• **Instructions to follow**
Beginning with the first line, set down every line through the one containing "Event Impact Analysis</text>", exactly as it appears, but not the pictures.
++++ Source material
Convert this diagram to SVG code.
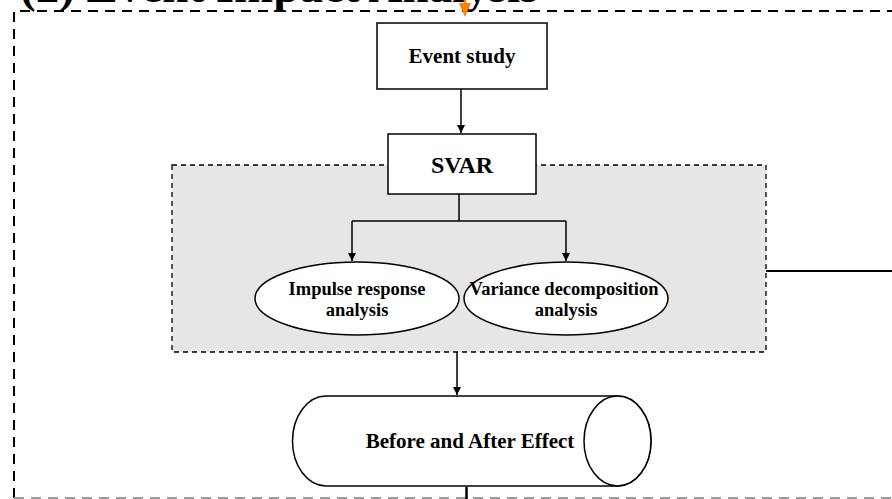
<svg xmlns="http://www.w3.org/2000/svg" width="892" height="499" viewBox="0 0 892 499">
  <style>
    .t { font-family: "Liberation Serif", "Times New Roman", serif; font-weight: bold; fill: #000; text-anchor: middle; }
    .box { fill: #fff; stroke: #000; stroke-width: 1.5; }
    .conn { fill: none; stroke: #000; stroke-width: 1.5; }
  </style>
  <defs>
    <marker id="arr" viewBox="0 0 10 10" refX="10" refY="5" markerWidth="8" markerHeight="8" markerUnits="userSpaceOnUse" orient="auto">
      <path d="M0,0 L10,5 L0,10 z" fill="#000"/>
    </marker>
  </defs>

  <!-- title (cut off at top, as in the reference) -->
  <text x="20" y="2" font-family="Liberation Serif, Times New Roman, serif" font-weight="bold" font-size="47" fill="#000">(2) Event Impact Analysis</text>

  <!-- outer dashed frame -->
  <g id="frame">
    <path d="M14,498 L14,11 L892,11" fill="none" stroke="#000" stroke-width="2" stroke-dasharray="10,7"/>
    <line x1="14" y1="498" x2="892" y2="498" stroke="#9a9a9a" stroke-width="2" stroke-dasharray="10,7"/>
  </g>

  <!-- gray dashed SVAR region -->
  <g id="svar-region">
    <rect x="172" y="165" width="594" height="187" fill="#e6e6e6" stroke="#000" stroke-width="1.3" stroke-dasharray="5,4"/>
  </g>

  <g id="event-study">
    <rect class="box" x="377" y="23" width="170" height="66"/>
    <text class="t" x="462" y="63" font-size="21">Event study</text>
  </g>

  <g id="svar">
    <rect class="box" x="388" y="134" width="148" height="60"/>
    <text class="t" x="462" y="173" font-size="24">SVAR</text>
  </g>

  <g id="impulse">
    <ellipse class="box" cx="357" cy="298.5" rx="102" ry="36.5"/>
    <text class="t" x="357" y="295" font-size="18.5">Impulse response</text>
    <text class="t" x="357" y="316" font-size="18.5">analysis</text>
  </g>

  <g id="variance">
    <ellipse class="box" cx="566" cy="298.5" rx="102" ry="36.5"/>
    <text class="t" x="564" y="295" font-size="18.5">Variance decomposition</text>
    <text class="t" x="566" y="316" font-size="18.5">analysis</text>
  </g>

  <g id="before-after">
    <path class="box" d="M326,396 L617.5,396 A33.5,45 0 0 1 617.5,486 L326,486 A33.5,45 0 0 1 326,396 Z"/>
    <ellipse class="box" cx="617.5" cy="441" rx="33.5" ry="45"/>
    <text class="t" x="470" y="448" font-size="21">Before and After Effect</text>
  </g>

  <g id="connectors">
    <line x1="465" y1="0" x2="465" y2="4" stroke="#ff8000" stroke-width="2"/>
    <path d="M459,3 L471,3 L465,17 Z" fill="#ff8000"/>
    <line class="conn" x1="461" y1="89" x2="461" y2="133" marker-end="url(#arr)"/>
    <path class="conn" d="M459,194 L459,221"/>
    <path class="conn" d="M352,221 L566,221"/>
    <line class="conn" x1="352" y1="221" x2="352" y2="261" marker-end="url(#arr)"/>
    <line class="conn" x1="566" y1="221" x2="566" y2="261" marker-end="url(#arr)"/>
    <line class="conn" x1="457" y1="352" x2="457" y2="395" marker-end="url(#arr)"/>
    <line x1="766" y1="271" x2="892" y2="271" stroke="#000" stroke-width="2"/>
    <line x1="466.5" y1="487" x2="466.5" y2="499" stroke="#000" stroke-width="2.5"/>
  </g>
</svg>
++++++++
• **Solution to this task**
Convert this diagram to SVG code.
<svg xmlns="http://www.w3.org/2000/svg" width="892" height="499" viewBox="0 0 892 499">
  <style>
    .t { font-family: "Liberation Serif", "Times New Roman", serif; font-weight: bold; fill: #000; text-anchor: middle; }
    .box { fill: #fff; stroke: #000; stroke-width: 1.5; }
    .conn { fill: none; stroke: #000; stroke-width: 1.5; }
  </style>
  <defs>
    <marker id="arr" viewBox="0 0 10 10" refX="10" refY="5" markerWidth="8" markerHeight="8" markerUnits="userSpaceOnUse" orient="auto">
      <path d="M0,0 L10,5 L0,10 z" fill="#000"/>
    </marker>
  </defs>

  <!-- title (cut off at top, as in the reference) -->
  <text x="20" y="2" font-family="Liberation Serif, Times New Roman, serif" font-weight="bold" font-size="47" fill="#000">(2) Event Impact Analysis</text>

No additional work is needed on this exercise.